On all four days, density was highest in the MoPac to Lamar area and lowest in the I-35 to Longhorn Dam area of the lake. The watercraft density in the MoPac to Lamar area was 12-22 times higher than the average density of the entire lake, according to the study.
Parking and Crowding
As part of the study, Austinites were surveyed on their opinions on crowding at Lady Bird Lake.

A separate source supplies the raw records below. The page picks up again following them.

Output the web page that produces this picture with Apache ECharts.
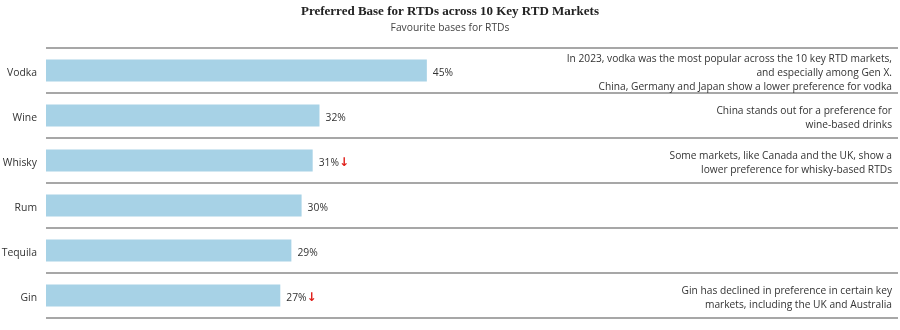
<!DOCTYPE html>
<html>
<head>
<meta charset="utf-8">
<script src="https://cdn.jsdelivr.net/npm/echarts@6/dist/echarts.min.js"></script>
<style>html,body{margin:0;padding:0;background:#fff;}#c{width:900px;height:330px;}</style>
</head>
<body>
<div id="c"></div>
<script>
var categories = ['Vodka', 'Wine', 'Whisky', 'Rum', 'Tequila', 'Gin'];
var values = [44.7, 32.1, 31.3, 30.0, 28.8, 27.5];
var labels = ['45%', '32%', '31%', '30%', '29%', '27%'];
var declined = [false, false, true, false, false, true];
var notes = [
  'In 2023, vodka was the most popular across the 10 key RTD markets,\nand especially among Gen X.\nChina, Germany and Japan show a lower preference for vodka',
  'China stands out for a preference for\nwine-based drinks',
  'Some markets, like Canada and the UK, show a\nlower preference for whisky-based RTDs',
  '',
  '',
  'Gin has declined in preference in certain key\nmarkets, including the UK and Australia'
];

var chart = echarts.init(document.getElementById('c'));
var font = '"Open Sans", "Noto Sans", sans-serif';
function shifted(v) {
  if (!v) return '';
  return '{s| }\n' + v.split('\n').map(function (line) { return '{n|' + line + '}'; }).join('\n');
}
chart.setOption({
  animation: false,
  title: {
    text: 'Preferred Base for RTDs across 10 Key RTD Markets',
    subtext: 'Favourite bases for RTDs',
    left: 'center',
    top: 0,
    itemGap: 5,
    textStyle: { fontFamily: '"Liberation Serif", serif', fontWeight: 'bold', fontSize: 13, color: '#222' },
    subtextStyle: { fontFamily: font, fontSize: 10.3, color: '#444' }
  },
  grid: { left: 46, right: 2, top: 48, bottom: 12, outerBoundsMode: 'none' },
  xAxis: { type: 'value', min: 0, max: 100, show: false },
  yAxis: [{
    type: 'category',
    inverse: true,
    data: categories,
    axisLine: { show: false },
    axisTick: { show: false },
    axisLabel: {
      color: '#333', fontSize: 10.4, fontFamily: font, margin: 9,
      formatter: shifted,
      rich: {
        s: { fontSize: 1, lineHeight: 5 },
        n: { color: '#333', fontSize: 10.4, lineHeight: 14, fontFamily: font }
      }
    },
    splitLine: { show: true, lineStyle: { color: '#8a8a8a', width: 1.5 } }
  }, {
    type: 'category',
    inverse: true,
    position: 'right',
    data: notes,
    axisLine: { show: false },
    axisTick: { show: false },
    axisLabel: {
      inside: true, interval: 0, color: '#333', fontSize: 10.2, lineHeight: 14, fontFamily: font, margin: 6,
      formatter: shifted,
      rich: {
        s: { fontSize: 1, lineHeight: 6 },
        n: { color: '#333', fontSize: 10.2, lineHeight: 14, fontFamily: font }
      }
    },
    splitLine: { show: false }
  }],
  series: [{
    type: 'bar',
    yAxisIndex: 0,
    data: values,
    barWidth: 22,
    itemStyle: { color: '#a7d2e6' },
    label: {
      show: true,
      position: 'right',
      distance: 6,
      fontFamily: font,
      padding: [5, 0, 0, 0],
      formatter: function (p) {
        var s = '{v|' + labels[p.dataIndex] + '}';
        if (declined[p.dataIndex]) s += '{a|↓}';
        return s;
      },
      rich: {
        v: { color: '#333', fontSize: 10.3, fontFamily: font },
        a: { color: '#e0201b', fontSize: 12, fontWeight: 'bold', fontFamily: '"DejaVu Sans", sans-serif' }
      }
    }
  }]
});
</script>
</body>
</html>
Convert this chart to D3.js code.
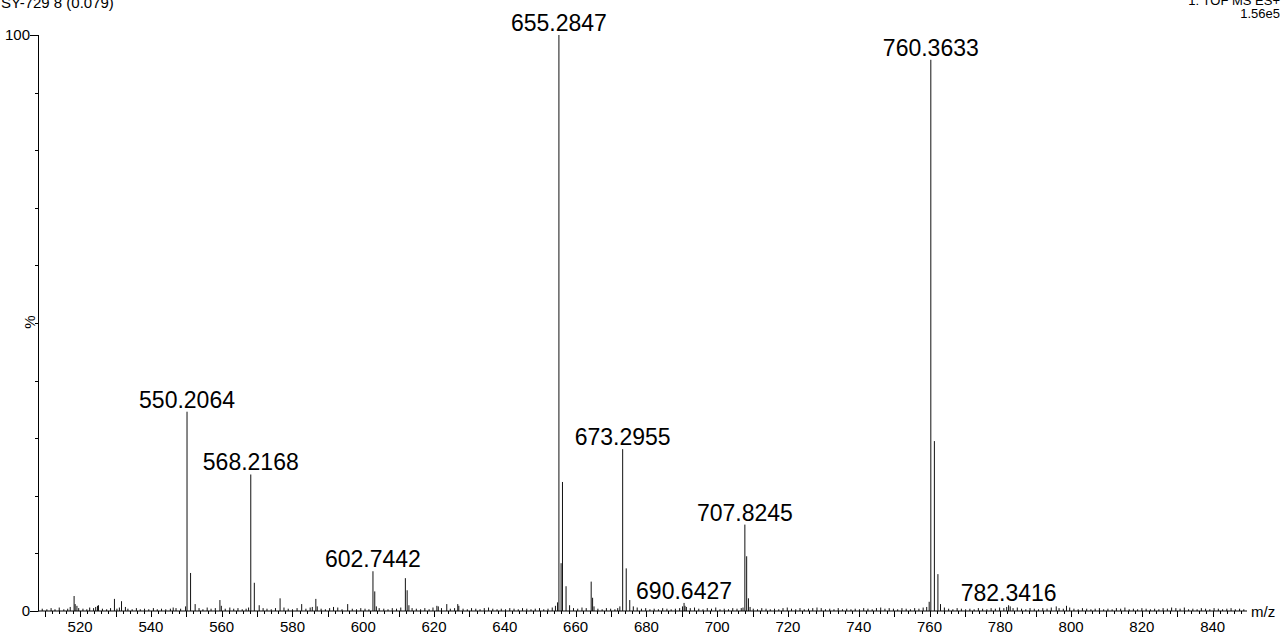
<!DOCTYPE html>
<html>
<head>
<meta charset="utf-8">
<script src="https://cdn.jsdelivr.net/npm/d3@7"></script>
<style>
  html, body { margin: 0; padding: 0; background: #fff; }
  svg { display: block; font-family: "Liberation Sans", Arial, sans-serif; }
</style>
</head>
<body>
<svg id="chart" width="1282" height="635"></svg>
<script>
// ---- data ----
const headerLeft = "SY-729 8 (0.079)";
const headerRight1 = "1: TOF MS ES+";
const headerRight2 = "1.56e5";
const xTickLabels = [520, 540, 560, 580, 600, 620, 640, 660, 680, 700, 720, 740, 760, 780, 800, 820, 840];
const yTickLabels = [0, 100];

// labelled peaks: m/z and relative intensity (%)
const labelledMz = [550.2064, 568.2168, 602.7442, 655.2847, 673.2955, 690.6427, 707.8245, 760.3633, 782.3416];
const labelledInt = [34.6, 23.7, 6.9, 100, 28.1, 1.4, 15.0, 95.7, 1.0];

// other visible peaks [m/z, %]
const minorPeaks = [
  [518.3,2.6],[518.6,1.2],[524.9,0.9],[525.2,1.0],[529.7,2.1],[531.7,1.7],[532.8,0.7],[549.8,0.8],
  [551.21,6.6],[552.5,1.2],[559.5,1.9],[559.9,0.9],[569.22,4.9],[570.6,1.0],[576.5,2.2],[582.6,1.2],
  [586.6,2.1],[587.0,0.8],[595.6,1.2],[603.25,3.4],[603.7,0.8],[611.9,5.7],[612.4,3.6],[612.9,1.0],
  [620.8,0.9],[621.2,0.8],[623.6,1.2],[626.7,1.2],[627.0,0.9],[654.9,1.5],[655.9,8.3],[656.29,22.4],
  [657.3,4.3],[658.3,1.0],[664.4,5.1],[664.8,2.3],[665.2,0.8],[672.5,0.8],[674.3,7.4],[675.3,1.9],
  [676.3,0.8],[690.9,0.9],[691.3,0.7],[708.33,9.5],[708.83,2.2],[709.3,0.7],[759.9,1.6],[761.37,29.5],
  [762.37,6.4],[763.1,1.2],[782.8,0.8],[795.8,0.8],[798.7,0.9]
];

// baseline noise [m/z, %]
const noisePeaks = [
  [509.3,.4],[510.6,.3],[511.8,.5],[512.9,.3],[514.1,.6],[515.4,.3],[516.5,.4],[517.2,.7],[519.1,.9],[519.6,.5],
  [520.8,.4],[521.9,.3],[522.7,.6],[523.8,.5],[524.4,.7],[526.3,.4],[527.5,.3],[528.6,.5],[530.4,.4],[531.1,.6],
  [533.5,.4],[534.7,.3],[535.9,.5],[537.0,.3],[538.2,.4],[539.4,.3],[540.7,.5],[541.8,.3],[543.0,.4],[544.2,.3],
  [545.5,.4],[546.3,.6],[547.1,.5],[548.4,.4],[553.6,.5],[554.7,.3],[555.9,.6],[557.0,.4],[558.2,.5],[561.0,.4],
  [562.3,.6],[563.4,.4],[564.6,.5],[565.8,.3],[566.9,.4],[567.6,.6],[571.7,.5],[572.8,.4],[574.0,.3],[575.2,.5],
  [577.6,.6],[578.8,.4],[580.0,.3],[581.3,.5],[583.8,.4],[585.0,.6],[585.6,.7],[588.1,.4],[589.3,.3],[590.5,.5],
  [591.6,.7],[592.8,.6],[594.0,.3],[596.9,.4],[598.1,.3],[599.3,.5],[600.5,.4],[601.6,.3],[604.5,.5],[605.8,.4],
  [607.0,.3],[608.2,.5],[609.4,.4],[610.6,.6],[613.8,.5],[615.0,.4],[616.2,.3],[617.4,.5],[618.6,.3],[619.7,.6],
  [622.1,.5],[624.6,.4],[625.8,.5],[628.2,.4],[629.4,.3],[630.6,.5],[631.8,.4],[633.0,.3],[634.2,.5],[635.4,.6],
  [636.6,.4],[637.8,.3],[639.0,.4],[640.2,.3],[641.4,.5],[642.6,.4],[643.8,.3],[645.0,.5],[646.2,.4],[647.4,.3],
  [648.6,.4],[649.8,.5],[651.0,.3],[652.2,.4],[653.4,.6],[654.3,.9],[659.4,.5],[660.6,.4],[661.8,.6],[663.0,.5],
  [666.3,.4],[667.5,.3],[668.7,.5],[669.9,.4],[671.1,.3],[671.9,.5],[677.4,.6],[678.6,.4],[679.8,.5],[681.0,.3],
  [682.2,.4],[683.4,.3],[684.6,.5],[685.8,.4],[687.0,.3],[688.2,.4],[689.4,.5],[690.2,.8],[692.4,.5],[693.6,.6],
  [694.8,.4],[696.0,.3],[697.2,.5],[698.4,.4],[699.6,.6],[700.8,.3],[702.0,.4],[703.2,.3],[704.4,.5],[705.6,.4],
  [706.8,.5],[707.3,.6],[710.2,.4],[711.4,.3],[712.6,.5],[713.8,.4],[715.0,.3],[716.2,.4],[717.4,.3],[718.6,.5],
  [719.8,.6],[721.0,.4],[722.2,.3],[723.4,.5],[724.6,.3],[725.8,.4],[727.0,.5],[728.2,.6],[729.4,.5],[730.6,.3],
  [731.8,.4],[733.0,.3],[734.2,.5],[735.4,.3],[736.6,.4],[737.8,.3],[739.0,.4],[740.2,.3],[741.4,.5],[742.6,.4],
  [743.8,.3],[745.0,.5],[746.2,.6],[747.4,.4],[748.6,.5],[749.8,.4],[751.0,.3],[752.2,.5],[753.4,.4],[754.6,.3],
  [755.8,.5],[757.0,.4],[758.2,.6],[759.2,.7],[764.2,.6],[765.4,.4],[766.6,.3],[767.8,.5],[769.0,.4],[770.2,.3],
  [771.4,.4],[772.6,.3],[773.8,.5],[775.0,.4],[776.2,.3],[777.4,.5],[778.6,.4],[779.8,.6],[781.0,.5],[781.8,.7],
  [783.6,.5],[784.8,.6],[786.0,.4],[787.2,.3],[788.4,.5],[789.6,.4],[790.8,.3],[792.0,.5],[793.2,.4],[794.4,.6],
  [796.6,.5],[797.8,.4],[799.6,.6],[800.8,.4],[802.0,.3],[803.2,.5],[804.4,.4],[805.6,.3],[806.8,.4],[808.0,.5],
  [809.2,.3],[810.4,.4],[811.6,.3],[812.8,.5],[814.0,.4],[815.2,.6],[816.4,.3],[817.6,.4],[818.8,.3],[820.0,.5],
  [821.2,.4],[822.4,.3],[823.6,.4],[824.8,.3],[826.0,.5],[827.2,.4],[828.4,.6],[829.6,.5],[830.8,.4],[832.0,.6],
  [833.2,.3],[834.4,.4],[835.6,.3],[836.8,.5],[838.0,.4],[839.2,.3],[840.4,.5],[841.6,.4],[842.8,.3],[844.0,.4],
  [845.2,.5],[846.4,.3],[847.6,.4],[848.8,.3]
];

// ---- drawing ----
const svg = d3.select("#chart");
const x = d3.scaleLinear().domain([508.1, 849.7]).range([38, 1247]);
const y = d3.scaleLinear().domain([0, 100]).range([611, 35]);

// header texts
svg.append("text").attr("x", 1).attr("y", 8).attr("font-size", 15).attr("fill", "#000").text(headerLeft);
svg.append("text").attr("x", 1280).attr("y", 5).attr("font-size", 13).attr("text-anchor", "end").text(headerRight1);
svg.append("text").attr("x", 1280).attr("y", 18).attr("font-size", 13).attr("text-anchor", "end").text(headerRight2);

// peaks
const allPeaks = noisePeaks.concat(minorPeaks).concat(labelledMz.map((m, i) => [m, labelledInt[i]]));
svg.append("g").selectAll("line").data(allPeaks).join("line")
  .attr("x1", d => x(d[0])).attr("x2", d => x(d[0]))
  .attr("y1", y(0)).attr("y2", d => y(d[1]))
  .attr("stroke", "#111").attr("stroke-width", 1);

// x axis
const xMinor = d3.range(510, 850, 2);
const xMajor = d3.range(510, 850, 10);
const gx = svg.append("g");
gx.append("line").attr("x1", 38).attr("x2", 1247).attr("y1", y(0)).attr("y2", y(0)).attr("stroke", "#000");
gx.selectAll("line.minor").data(xMinor).join("line").attr("class", "minor")
  .attr("x1", d => Math.round(x(d)) + 0.5).attr("x2", d => Math.round(x(d)) + 0.5)
  .attr("y1", y(0)).attr("y2", y(0) + 3).attr("stroke", "#000");
gx.selectAll("line.major").data(xMajor).join("line").attr("class", "major")
  .attr("x1", d => Math.round(x(d)) + 0.5).attr("x2", d => Math.round(x(d)) + 0.5)
  .attr("y1", y(0)).attr("y2", y(0) + 6).attr("stroke", "#000");
gx.selectAll("text").data(xTickLabels).join("text")
  .attr("x", d => x(d)).attr("y", 632).attr("text-anchor", "middle").attr("font-size", 15).text(d => d);
svg.append("text").attr("x", 1251).attr("y", 617).attr("font-size", 15).text("m/z");

// y axis
const gy = svg.append("g");
gy.append("line").attr("x1", 38.5).attr("x2", 38.5).attr("y1", y(100)).attr("y2", y(0)).attr("stroke", "#000");
gy.selectAll("line.minor").data(d3.range(10, 100, 10)).join("line").attr("class", "minor")
  .attr("x1", 35).attr("x2", 38.5).attr("y1", d => Math.round(y(d)) + 0.5).attr("y2", d => Math.round(y(d)) + 0.5)
  .attr("stroke", "#000");
gy.selectAll("line.major").data(yTickLabels).join("line").attr("class", "major")
  .attr("x1", 30).attr("x2", 38.5).attr("y1", d => Math.round(y(d)) + 0.5).attr("y2", d => Math.round(y(d)) + 0.5)
  .attr("stroke", "#000");
gy.selectAll("text").data(yTickLabels).join("text")
  .attr("x", 30).attr("y", d => y(d) + 5).attr("text-anchor", "end").attr("font-size", 15).text(d => d);
svg.append("text").attr("transform", "translate(35,322) rotate(-90)").attr("text-anchor", "middle")
  .attr("font-size", 15).text("%");

// peak labels
const lab = svg.append("g").selectAll("g").data(labelledMz.map((m, i) => [m, labelledInt[i]])).join("g");
lab.append("text")
  .attr("x", d => x(d[0])).attr("y", d => y(d[1]) - 4)
  .attr("text-anchor", "middle").attr("font-size", 23).attr("fill", "#000")
  .text(d => d[0].toFixed(4));
</script>
</body>
</html>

The survey results revealed that the experiential capacity has been exceeded.
Inadequate parking was considered a concern by 49.1% of respondents. 58.5% of survey respondents expressed strong or moderate concern with lake crowding, and 57.2% with trail crowding. 61.4% of survey respondents experienced a loss of enjoyment due to lake crowding at least some of the time, according to the study.
Survey recommendations for PARD
While carrying capacity is not exceeded everyday, Masino recommends that Lady Bird Lake is monitored to address patterns of crowding and that increased human impact on the lake is addressed.
“We absolutely need to think about ways to reduce congestion,” Masino said March 1. “The segment between MoPac and First is the most critical.”
Masino addressed eight potential action items to address concerns found in the study:
- Reduce congestion by adding more formal access points and focus on amenities that spread usage;
- Increase connectivity by linking the Butler Trail system to other trails and parks;
- Offer programming outside of the congested zones;
- Offer public education on water and boat safety, trash reduction, and water quality and watershed protection;
- Increase diversity through outdoors education;
- Expand into volunteer programs and new roles;
- Increase environmental monitoring; and
- Strengthen enforcement through increased patrol, enforcement of unlicensed vendors and trash policies.
“Across the board is appreciation and concern for maintaining this precious status of [Lady Bird Lake],” Masino said March 1. “We had a really good level of agreement that Lady Bird Lake is one of Austin’s most important natural resources.”